Amid violent clashes between rival gangs in the Plaine du Cul-de-Sac region north of Port-au-Prince, a 76-second video circulating on social media in mid-May 2026 has caused high-level embarrassment in Haiti, the Dominican Republic, and the United States. In the footage, notorious gang leader Wilson Joseph, alias Lanmò San Jou—who is wanted by the FBI—nonchalantly displays around thirty American-made M4 assault rifles stored in a bedroom. This marks a rare occasion where a Haitian gang leader has showcased such a large batch of identical tactical weaponry, enough to fully equip an elite SWAT unit.
The viral video has sparked severe concerns among regional officials, who suspect these M4 rifles may have originated from official state arsenals in the neighboring Dominican Republic. This scenario aligns with a 2025 UN Security Council report, which revealed that corrupt Dominican security agents regularly leak ammunition and weapons to Haitian gangs. As clear evidence, the UN highlighted a 2024 seizure in Mirebalais involving 5,000 rounds of 5.56 mm ammunition manufactured by Italy’s Fiocchi, which the company confirmed was part of a 2022 bulk delivery destined exclusively for the Dominican National Police. This international scrutiny forced Dominican authorities to launch “Operation Pandora” in late 2024, resulting in the arrest of several high-ranking officers, including the colonel heading the police weapons department, after an audit exposed the theft of over 900,000 rounds of ammunition.
This illicit pipeline thrives on the notorious porosity of the border, which features over 110 illegal crossing points and lake routes heavily controlled by armed civilian groups. Backed by vast funds generated from extorting commercial trucks, Lanmò San Jou faces no financial barriers to equipping his forces. Conversely, Haiti’s state response remains paralyzed: a crucial border infrastructure contract with the Evergreen and ENSE Group consortium has stalled because the government failed to provide a bank guarantee for a $13 million start-up advance, leaving border units like Polifront and the Haitian Armed Forces (FAd’H) heavily outgunned and understaffed.

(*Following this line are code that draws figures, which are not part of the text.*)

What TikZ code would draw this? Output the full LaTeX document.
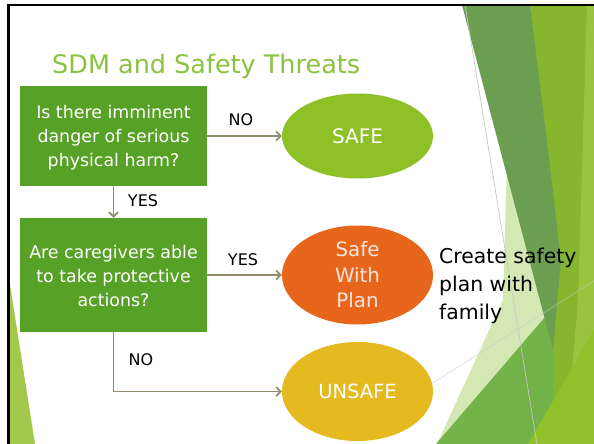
\documentclass[tikz,border=0pt]{standalone}
\usepackage{fontspec}
\setmainfont{DejaVu Sans}
\usetikzlibrary{shapes.geometric,arrows.meta}

\definecolor{boxgreen}{HTML}{57A126}
\definecolor{titlegreen}{HTML}{8CC23E}
\definecolor{safegreen}{HTML}{8DC126}
\definecolor{planorange}{HTML}{E8661C}
\definecolor{unsafeyellow}{HTML}{E5B920}
\definecolor{arrowtaupe}{HTML}{948B6A}
\definecolor{planwhite}{HTML}{F5E6DC}
\definecolor{facetdark}{HTML}{6C9E52}
\definecolor{facetmid}{HTML}{86B62E}
\definecolor{facetlight}{HTML}{99C43F}
\definecolor{facetbase}{HTML}{74B24A}
\definecolor{facetbright}{HTML}{8FC22A}
\definecolor{facetpale}{HTML}{D4E8B4}
\definecolor{facetleft}{HTML}{A3C84B}

\begin{document}
\begin{tikzpicture}[x=1pt,y=-1pt,
  qbox/.style={fill=boxgreen,inner sep=0pt,minimum width=187pt},
  qtext/.style={text=white,align=center,inner sep=0pt,
    font=\fontsize{17.4}{24}\selectfont},
  oval/.style={ellipse,inner sep=0pt,minimum width=151pt},
  ovaltext/.style={text=white,align=center,inner sep=0pt,
    font=\fontsize{20}{25.5}\selectfont},
  lbl/.style={text=black,inner sep=0pt,font=\fontsize{16}{19}\selectfont},
  arr/.style={draw=arrowtaupe,line width=1.7pt,
    -{Straight Barb[length=4.5pt,width=9pt]}},
  facetline/.style={draw=black!22,line width=0.7pt}]

\useasboundingbox (0,0) rectangle (594,444);
\fill[white] (0,0) rectangle (594,444);

% decorative facets on the right
\fill[facetpale] (507,160) -- (503,300) -- (437,444) -- (560,444) -- (560,200) -- cycle;
\fill[facetbase] (436,444) -- (594,260) -- (594,444) -- cycle;
\fill[facetmid] (530,5) -- (594,5) -- (594,444) -- (553,444) -- (553,350) -- cycle;
\fill[facetlight] (587,5) -- (594,5) -- (594,444) -- (566,444) -- (578,300) -- cycle;
\fill[facetdark] (462,5) -- (530,5) -- (548,150) -- (561,260) -- (553,350) -- cycle;
\fill[facetbright] (528,444) -- (594,330) -- (594,444) -- cycle;
\draw[facetline] (465,5) -- (537,444);
\draw[facetline,draw opacity=0.6] (420,391) -- (594,281);

% decorative facet on the left
\fill[facetleft] (8,272) -- (8,444) -- (35,444) -- cycle;

% title
\node[anchor=base west,inner sep=0pt,text=titlegreen,
  font=\fontsize{25.5}{30}\selectfont] (title) at (52,74) {SDM and Safety Threats};

% question boxes
\node[qbox,minimum height=100pt] (q1) at (113.5,136) {};
\node[qtext,yshift=-2pt] (q1t) at (q1)
  {Is there imminent\\danger of serious\\physical harm?};
\node[qbox,minimum height=114pt] (q2) at (113.5,275) {};
\node[qtext,yshift=-1.5pt] (q2t) at (q2)
  {Are caregivers able\\to take protective\\actions?};

% outcomes
\node[oval,fill=safegreen,minimum height=85pt] (safe) at (357.5,136) {};
\node[ovaltext] (safet) at (safe) {SAFE};
\node[oval,fill=planorange,minimum height=99pt] (plan) at (357.5,275) {};
\node[ovaltext,text=planwhite,font=\fontsize{19.8}{25.5}\selectfont] (plant) at (plan)
  {Safe\\With\\Plan};
\node[oval,fill=unsafeyellow,minimum height=99pt] (unsafe) at (357.5,391.5) {};
\node[ovaltext,font=\fontsize{19.5}{25}\selectfont] (unsafet) at (unsafe) {UNSAFE};

% connectors
\draw[arr] (q1.east) -- (safe.west);
\draw[arr] (q1.south) -- (q2.north);
\draw[arr] (q2.east) -- (plan.west);
\draw[arr] (q2.south) |- (unsafe.west);

% connector labels
\node[lbl] (no1) at (241,120) {NO};
\node[lbl] (yes1) at (143,201) {YES};
\node[lbl] (yes2) at (243,259.5) {YES};
\node[lbl] (no2) at (141,359.5) {NO};

% note beside the plan outcome
\node[anchor=west,align=left,inner sep=0pt,text=black,
  font=\fontsize{20.4}{28}\selectfont] (note) at (439,286)
  {Create safety\\plan with\\family};

% slide frame
\draw[black,line width=2.6pt] (8.3,444) -- (8.3,5) -- (594,5);
\end{tikzpicture}
\end{document}
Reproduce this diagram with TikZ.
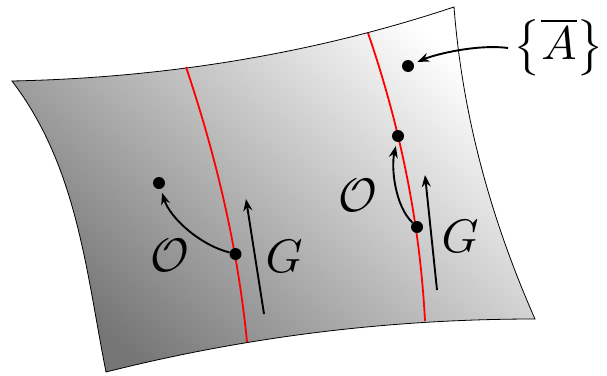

The humanitarian toll of this unchecked gang warfare is devastating, with the UN reporting at least 390 deaths in Cité Soleil and Croix-des-Bouquets between March and mid-May 2026, alongside 10,000 newly displaced people in a matter of days. In response, Prime Minister Alix Didier Fils-Aimé has established mandatory weekly strategy meetings with the Police, the Military High Command, and the Gang Suppression Force (FRG) to intensify counter-offensive measures, alongside the involvement of a private military company. However, defense experts emphasize that unless authorities successfully sever the logistics chain and ammunition flow feeding these criminal organizations, tactical operations will achieve little long-term success.